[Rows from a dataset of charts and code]
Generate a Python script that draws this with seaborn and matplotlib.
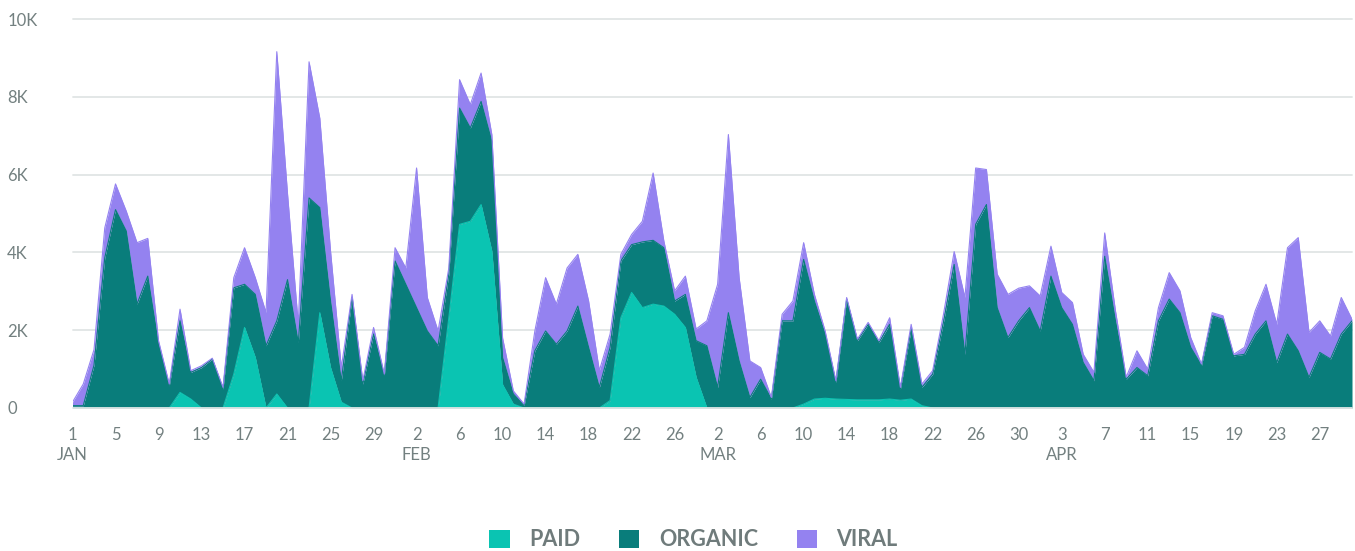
import pandas as pd
import numpy as np
import seaborn as sns
import matplotlib.pyplot as plt
from matplotlib.patches import Patch

# one value per day, Jan 1 .. Apr 30
dates = pd.date_range("2017-01-01", "2017-04-30", freq="D")

paid = [0, 0, 0, 0, 0, 0, 0, 0, 0, 0,
        400, 230, 0, 0, 0, 870, 2070, 1300, 0, 360,
        0, 0, 0, 2450, 1040, 150, 0, 0, 0, 0,
        0, 0, 0, 0, 0, 2320, 4720, 4800, 5230, 4030,
        600, 100, 0, 0, 0, 0, 0, 0, 0, 0,
        190, 2320, 2970, 2580, 2670, 2620, 2410, 2070, 790, 0,
        0, 0, 0, 0, 0, 0, 0, 0, 100, 230,
        250, 230, 220, 210, 210, 210, 230, 200, 230, 60,
        0, 0, 0, 0, 0, 0, 0, 0, 0, 0,
        0, 0, 0, 0, 0, 0, 0, 0, 0, 0,
        0, 0, 0, 0, 0, 0, 0, 0, 0, 0,
        0, 0, 0, 0, 0, 0, 0, 0, 0, 0]

organic = [60, 60, 1100, 3860, 5100, 4550, 2670, 3390, 1640, 570,
           1840, 685, 1040, 1260, 490, 2220, 1110, 1620, 1600, 1880,
           3300, 1680, 5400, 2700, 1710, 550, 2840, 615, 1900, 830,
           3780, 3180, 2580, 1980, 1600, 1120, 2990, 2400, 2650, 2820,
           700, 260, 60, 1470, 1980, 1640, 1980, 2620, 1560, 530,
           1370, 1460, 1230, 1690, 1640, 1500, 340, 850, 940, 1600,
           530, 2450, 1210, 270, 740, 230, 2240, 2240, 3720, 2520,
           1650, 430, 2580, 1520, 1940, 1470, 1920, 290, 1800, 470,
           870, 2200, 3690, 1380, 4720, 5230, 2580, 1810, 2240, 2580,
           1980, 3390, 2580, 2150, 1170, 700, 3900, 2240, 740, 1040,
           830, 2240, 2800, 2450, 1560, 1090, 2370, 2280, 1340, 1380,
           1900, 2240, 1170, 1900, 1470, 790, 1430, 1260, 1900, 2240]

viral = [90, 555, 400, 770, 660, 510, 1580, 970, 90, 45,
         300, 45, 45, 20, 40, 260, 940, 430, 850, 6920,
         2200, 470, 3500, 2300, 1280, 340, 80, 85, 170, 40,
         340, 420, 3590, 860, 380, 160, 730, 600, 730, 180,
         500, 80, 40, 510, 1370, 1030, 1620, 1330, 1190, 430,
         340, 170, 260, 530, 1730, 170, 260, 470, 300, 640,
         2650, 4580, 2140, 940, 300, 40, 170, 510, 430, 170,
         80, 40, 40, 40, 50, 50, 170, 40, 120, 85,
         90, 200, 330, 1460, 1450, 900, 860, 1110, 840, 560,
         900, 770, 390, 560, 210, 215, 600, 260, 50, 430,
         170, 340, 680, 560, 250, 40, 80, 90, 40, 180,
         600, 940, 980, 2220, 2910, 1150, 810, 590, 940, 40]

series_names = ["PAID", "ORGANIC", "VIRAL"]
series_colors = ["#0ac4b2", "#097d7b", "#9482f0"]
y_ticks = [0, 2000, 4000, 6000, 8000, 10000]
y_tick_labels = ["0", "2K", "4K", "6K", "8K", "10K"]

text_grey = "#738080"
grid_grey = "#e1e5e5"

sns.set_theme(style="white")
plt.rcParams["font.family"] = ["Lato", "DejaVu Sans"]

df = pd.DataFrame({"day": np.arange(len(dates)), "PAID": paid,
                   "ORGANIC": organic, "VIRAL": viral})
stacked = df[series_names].cumsum(axis=1)

fig = plt.figure(figsize=(13.55, 5.51), dpi=100)
ax = fig.add_axes([72.5 / 1355, 1 - 408 / 551, (1352 - 72.5) / 1355, (408 - 19) / 551])

lower = np.zeros(len(df))
for name, color in zip(series_names, series_colors):
    upper = stacked[name].values
    ax.fill_between(df["day"], lower, upper, color=color, linewidth=0, zorder=2)
    sns.lineplot(x=df["day"], y=upper, color=color, linewidth=0.8, ax=ax, zorder=3)
    lower = upper

ax.set_xlim(0, len(df) - 1)
ax.set_ylim(0, 10000)
ax.set_yticks(y_ticks)
ax.set_yticklabels(y_tick_labels)
for yv in y_ticks:
    ax.axhline(yv, color=grid_grey, linewidth=1.3, zorder=1 if yv else 4, clip_on=False)

# x ticks every four days, month name under the first tick of each month
tick_days = list(range(0, len(df), 4))
tick_labels = []
seen = set()
for d in tick_days:
    dt = dates[d]
    lab = str(dt.day)
    if dt.month not in seen:
        seen.add(dt.month)
        lab += "\n" + dt.strftime("%b").upper()
    tick_labels.append(lab)
ax.set_xticks(tick_days)
ax.set_xticklabels(tick_labels, linespacing=1.3)

ax.tick_params(axis="x", length=0, pad=14, labelsize=12, labelcolor=text_grey)
ax.tick_params(axis="y", length=0, pad=47, labelsize=12, labelcolor=text_grey)
for lab in ax.get_yticklabels():
    lab.set_horizontalalignment("left")
for lab in ax.get_xticklabels():
    lab.set_verticalalignment("top")
    lab.set_multialignment("center")

sns.despine(ax=ax, left=True, bottom=True)
ax.set_xlabel("")
ax.set_ylabel("")

handles = [Patch(facecolor=c, edgecolor="none", label=n) for n, c in zip(series_names, series_colors)]
leg = fig.legend(handles=handles, loc="center", bbox_to_anchor=(693.5 / 1355, 1 - 540 / 551), ncol=3,
                 frameon=False, handlelength=0.95, handleheight=0.95, handletextpad=0.9,
                 columnspacing=1.8, prop={"size": 15.5, "weight": "bold"})
for t in leg.get_texts():
    t.set_color("#6f7b7b")

fig.savefig("out.png", dpi=100)
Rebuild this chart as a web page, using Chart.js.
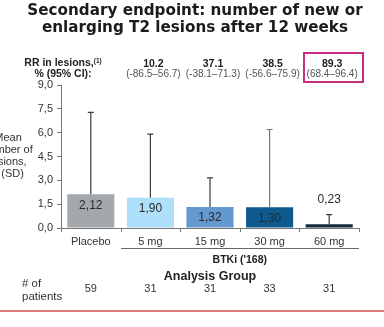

▸ The exercise:
Write the material out again exactly as it appears, dropping the pictures.

▸ Answer to this problem:
Generate a Python script that draws this with seaborn and matplotlib.
import pandas as pd
import numpy as np
import seaborn as sns
import matplotlib.pyplot as plt
from matplotlib.patches import Patch

# one value per day, Jan 1 .. Apr 30
dates = pd.date_range("2017-01-01", "2017-04-30", freq="D")

paid = [0, 0, 0, 0, 0, 0, 0, 0, 0, 0,
        400, 230, 0, 0, 0, 870, 2070, 1300, 0, 360,
        0, 0, 0, 2450, 1040, 150, 0, 0, 0, 0,
        0, 0, 0, 0, 0, 2320, 4720, 4800, 5230, 4030,
        600, 100, 0, 0, 0, 0, 0, 0, 0, 0,
        190, 2320, 2970, 2580, 2670, 2620, 2410, 2070, 790, 0,
        0, 0, 0, 0, 0, 0, 0, 0, 100, 230,
        250, 230, 220, 210, 210, 210, 230, 200, 230, 60,
        0, 0, 0, 0, 0, 0, 0, 0, 0, 0,
        0, 0, 0, 0, 0, 0, 0, 0, 0, 0,
        0, 0, 0, 0, 0, 0, 0, 0, 0, 0,
        0, 0, 0, 0, 0, 0, 0, 0, 0, 0]

organic = [60, 60, 1100, 3860, 5100, 4550, 2670, 3390, 1640, 570,
           1840, 685, 1040, 1260, 490, 2220, 1110, 1620, 1600, 1880,
           3300, 1680, 5400, 2700, 1710, 550, 2840, 615, 1900, 830,
           3780, 3180, 2580, 1980, 1600, 1120, 2990, 2400, 2650, 2820,
           700, 260, 60, 1470, 1980, 1640, 1980, 2620, 1560, 530,
           1370, 1460, 1230, 1690, 1640, 1500, 340, 850, 940, 1600,
           530, 2450, 1210, 270, 740, 230, 2240, 2240, 3720, 2520,
           1650, 430, 2580, 1520, 1940, 1470, 1920, 290, 1800, 470,
           870, 2200, 3690, 1380, 4720, 5230, 2580, 1810, 2240, 2580,
           1980, 3390, 2580, 2150, 1170, 700, 3900, 2240, 740, 1040,
           830, 2240, 2800, 2450, 1560, 1090, 2370, 2280, 1340, 1380,
           1900, 2240, 1170, 1900, 1470, 790, 1430, 1260, 1900, 2240]

viral = [90, 555, 400, 770, 660, 510, 1580, 970, 90, 45,
         300, 45, 45, 20, 40, 260, 940, 430, 850, 6920,
         2200, 470, 3500, 2300, 1280, 340, 80, 85, 170, 40,
         340, 420, 3590, 860, 380, 160, 730, 600, 730, 180,
         500, 80, 40, 510, 1370, 1030, 1620, 1330, 1190, 430,
         340, 170, 260, 530, 1730, 170, 260, 470, 300, 640,
         2650, 4580, 2140, 940, 300, 40, 170, 510, 430, 170,
         80, 40, 40, 40, 50, 50, 170, 40, 120, 85,
         90, 200, 330, 1460, 1450, 900, 860, 1110, 840, 560,
         900, 770, 390, 560, 210, 215, 600, 260, 50, 430,
         170, 340, 680, 560, 250, 40, 80, 90, 40, 180,
         600, 940, 980, 2220, 2910, 1150, 810, 590, 940, 40]

series_names = ["PAID", "ORGANIC", "VIRAL"]
series_colors = ["#0ac4b2", "#097d7b", "#9482f0"]
y_ticks = [0, 2000, 4000, 6000, 8000, 10000]
y_tick_labels = ["0", "2K", "4K", "6K", "8K", "10K"]

text_grey = "#738080"
grid_grey = "#e1e5e5"

sns.set_theme(style="white")
plt.rcParams["font.family"] = ["Lato", "DejaVu Sans"]

df = pd.DataFrame({"day": np.arange(len(dates)), "PAID": paid,
                   "ORGANIC": organic, "VIRAL": viral})
stacked = df[series_names].cumsum(axis=1)

fig = plt.figure(figsize=(13.55, 5.51), dpi=100)
ax = fig.add_axes([72.5 / 1355, 1 - 408 / 551, (1352 - 72.5) / 1355, (408 - 19) / 551])

lower = np.zeros(len(df))
for name, color in zip(series_names, series_colors):
    upper = stacked[name].values
    ax.fill_between(df["day"], lower, upper, color=color, linewidth=0, zorder=2)
    sns.lineplot(x=df["day"], y=upper, color=color, linewidth=0.8, ax=ax, zorder=3)
    lower = upper

ax.set_xlim(0, len(df) - 1)
ax.set_ylim(0, 10000)
ax.set_yticks(y_ticks)
ax.set_yticklabels(y_tick_labels)
for yv in y_ticks:
    ax.axhline(yv, color=grid_grey, linewidth=1.3, zorder=1 if yv else 4, clip_on=False)

# x ticks every four days, month name under the first tick of each month
tick_days = list(range(0, len(df), 4))
tick_labels = []
seen = set()
for d in tick_days:
    dt = dates[d]
    lab = str(dt.day)
    if dt.month not in seen:
        seen.add(dt.month)
        lab += "\n" + dt.strftime("%b").upper()
    tick_labels.append(lab)
ax.set_xticks(tick_days)
ax.set_xticklabels(tick_labels, linespacing=1.3)

ax.tick_params(axis="x", length=0, pad=14, labelsize=12, labelcolor=text_grey)
ax.tick_params(axis="y", length=0, pad=47, labelsize=12, labelcolor=text_grey)
for lab in ax.get_yticklabels():
    lab.set_horizontalalignment("left")
for lab in ax.get_xticklabels():
    lab.set_verticalalignment("top")
    lab.set_multialignment("center")

sns.despine(ax=ax, left=True, bottom=True)
ax.set_xlabel("")
ax.set_ylabel("")

handles = [Patch(facecolor=c, edgecolor="none", label=n) for n, c in zip(series_names, series_colors)]
leg = fig.legend(handles=handles, loc="center", bbox_to_anchor=(693.5 / 1355, 1 - 540 / 551), ncol=3,
                 frameon=False, handlelength=0.95, handleheight=0.95, handletextpad=0.9,
                 columnspacing=1.8, prop={"size": 15.5, "weight": "bold"})
for t in leg.get_texts():
    t.set_color("#6f7b7b")

fig.savefig("out.png", dpi=100)
Rebuild this chart as a web page, using Chart.js.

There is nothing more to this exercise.